Let’s imagine that you have just finished your interactive rebase now that you know how to use it, and after thinking about it, you must return to the step before it. Don’t panic, you just have to recover the hash of this commit.
On the schema above, we can see all the steps performed and we can retrieve the commit before the interactive rebase (#18a45dd). We just have to use the following command to go back to this commit :
git reset --hard 18a45dd
The trick is done! Magic happened!
Useful commands
To finish this article, I would like to present 3 useful commands that I use every day.
Reset last commit
git reset --soft HEAD^
This command, which I call reset last commit, cancels the last commit and recovers its changes in the staging area. Very useful when a commit has left too quickly!
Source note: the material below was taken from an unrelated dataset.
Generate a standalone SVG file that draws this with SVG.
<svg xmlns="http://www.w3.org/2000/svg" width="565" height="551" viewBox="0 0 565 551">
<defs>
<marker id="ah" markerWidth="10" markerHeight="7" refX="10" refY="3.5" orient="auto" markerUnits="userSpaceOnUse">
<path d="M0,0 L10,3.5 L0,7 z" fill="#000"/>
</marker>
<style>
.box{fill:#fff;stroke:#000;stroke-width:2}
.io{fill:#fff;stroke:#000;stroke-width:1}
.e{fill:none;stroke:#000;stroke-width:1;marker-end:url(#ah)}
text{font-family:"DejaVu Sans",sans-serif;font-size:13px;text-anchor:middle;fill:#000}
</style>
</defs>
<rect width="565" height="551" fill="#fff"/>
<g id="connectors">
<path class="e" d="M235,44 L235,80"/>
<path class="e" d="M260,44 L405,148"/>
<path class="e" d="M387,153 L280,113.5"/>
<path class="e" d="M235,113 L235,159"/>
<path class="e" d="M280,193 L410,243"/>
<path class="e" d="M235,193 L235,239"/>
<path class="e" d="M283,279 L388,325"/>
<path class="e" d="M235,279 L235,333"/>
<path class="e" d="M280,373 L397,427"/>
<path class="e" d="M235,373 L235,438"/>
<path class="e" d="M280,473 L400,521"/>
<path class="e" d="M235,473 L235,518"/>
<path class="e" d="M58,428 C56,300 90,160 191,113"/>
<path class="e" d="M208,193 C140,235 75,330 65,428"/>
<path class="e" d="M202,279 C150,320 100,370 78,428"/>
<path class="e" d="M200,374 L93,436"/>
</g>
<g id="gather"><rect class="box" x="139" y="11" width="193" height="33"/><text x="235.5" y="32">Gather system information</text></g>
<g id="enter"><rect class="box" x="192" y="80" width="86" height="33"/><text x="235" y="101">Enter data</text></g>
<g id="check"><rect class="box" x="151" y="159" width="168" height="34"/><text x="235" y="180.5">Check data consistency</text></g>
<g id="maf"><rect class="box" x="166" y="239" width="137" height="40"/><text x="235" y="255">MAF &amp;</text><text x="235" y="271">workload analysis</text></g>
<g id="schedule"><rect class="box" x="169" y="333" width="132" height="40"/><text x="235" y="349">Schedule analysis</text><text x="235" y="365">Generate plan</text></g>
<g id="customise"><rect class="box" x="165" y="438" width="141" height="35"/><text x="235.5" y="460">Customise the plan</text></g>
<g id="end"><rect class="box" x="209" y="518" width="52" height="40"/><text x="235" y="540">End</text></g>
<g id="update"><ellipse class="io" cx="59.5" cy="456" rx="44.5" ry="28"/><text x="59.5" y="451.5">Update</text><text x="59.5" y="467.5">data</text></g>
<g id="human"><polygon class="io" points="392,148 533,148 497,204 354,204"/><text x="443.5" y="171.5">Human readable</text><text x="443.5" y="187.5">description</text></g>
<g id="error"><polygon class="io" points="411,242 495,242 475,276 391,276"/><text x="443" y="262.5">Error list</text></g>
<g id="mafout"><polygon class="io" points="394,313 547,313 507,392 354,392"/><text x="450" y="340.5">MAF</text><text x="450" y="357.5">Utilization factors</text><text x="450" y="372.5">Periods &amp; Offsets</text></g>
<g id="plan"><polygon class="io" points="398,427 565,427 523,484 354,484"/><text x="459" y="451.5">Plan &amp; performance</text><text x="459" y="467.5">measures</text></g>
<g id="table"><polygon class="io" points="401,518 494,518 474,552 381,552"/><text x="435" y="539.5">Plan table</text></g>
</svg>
Add changes to the last commit
git commit --amend --no-edit
This command allows you to add the content of the staging area in the last commit without changing its message. Useful when we forgot some changes during the last commit!
Keep the control when you stage your documents
git add -p
This option is awesome! Git will pass on each modified block and ask you if you want to add it to the staging area or not! This is just essential when we want to add only certain parts of a file to the staging area.
Conclusion
Git is a powerful software which you should not be afraid to play with, as we always have the opportunity to go back thanks to the reflog
. That’s why you should not hesitate to make a nice atomic commit by playing with git rebase -i
or git reset --soft/--hard
. You can event quickly find the origin of a bug or regression with bisect!
I hope that after reading this article you come out with more knowledge on git and that you will no longer be afraid to break everything with the tool you use every day!
Thank you for reading my first article!